Within a year, 25,000 Rohingya were killed and a further 1.1 million fled Myanmar completely. Many drowned at sea as they attempted to escape.
The Arakan Army’s double standards
The first signs that the Arakan Army’s claim that they supported equal rights for Rohingya was false came when their leader, Twan Mrat Naing, stated on March 26: “Nothing is wrong with calling Bengalis ‘Bengalis.’ They have been our neighbours, our friends and fellow citizens for centuries. Let’s be honest and embrace this reality to build a better future.”
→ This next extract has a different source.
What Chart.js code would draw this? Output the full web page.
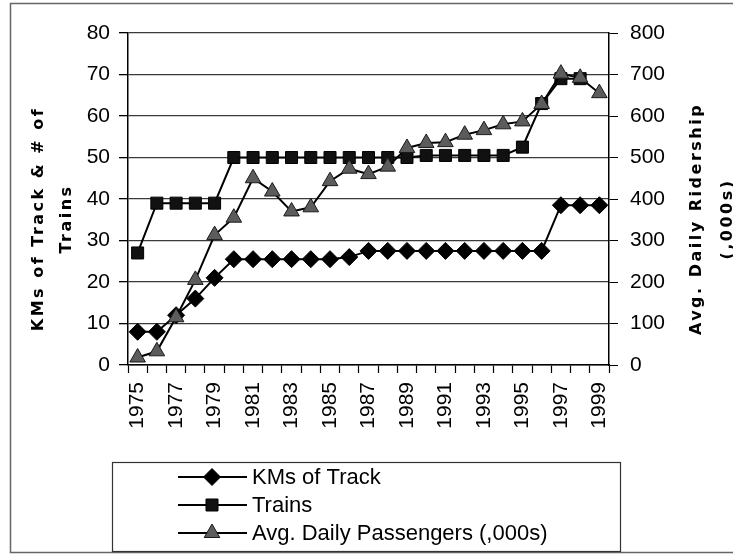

Whilst many Rohingya have refused to take sides in the civil war, reports circulated inside Myanmar that the Rohingya who remained neutral were therefore not supporting the military.
The military also promoted this belief to create more tensions and inspire a split within the ranks of the multi-religious AA.
However, as the war began to worse for the junta, the military began to forcefully recruit Rohingya to fight for them at gunpoint, whilst claiming the Rohingya they press-ganged into fighting were actually doing so because they were anti-Rakhine.
Amid the tensions, things came to a head on May 17, 2024, when the AA took control of the majority Rohingya township of Buthiduang, and demanded that the Rohingya population vacate.
When the Rohingya refused, the AA responded by burning the town, killing hundreds of civilians, whilst forcing around 150,000 Rohingya from the town and surrounding areas.
According to some reports entire families were killed, and a group of Rohingya elders were also slaughtered when attempting to negotiate with AA leaders in the area.
On May 21, the NUG released a statement regarding these attacks, however, carefully worded it to make it sound like the military had committed the crimes and that “Rakhine, Rohingya and Hindu civilians” were all suffering the same.
It has become clear that despite attempts by the NUG and the AA to appear as if they have learnt from the past and view the Rohingya as rightful citizens of Myanmar, they are unable to overcome the racism that was prevalent in both the NUG when in power, and the Rakhine population before the 2021 coup.
On June 18, this issue was brought up by the UN human rights chief Volker Turk during a session of the Human Rights Council.
It has, however, been largely ignored by many countries, including Muslim-majority ASEAN countries, who maintain ties with Myanmar.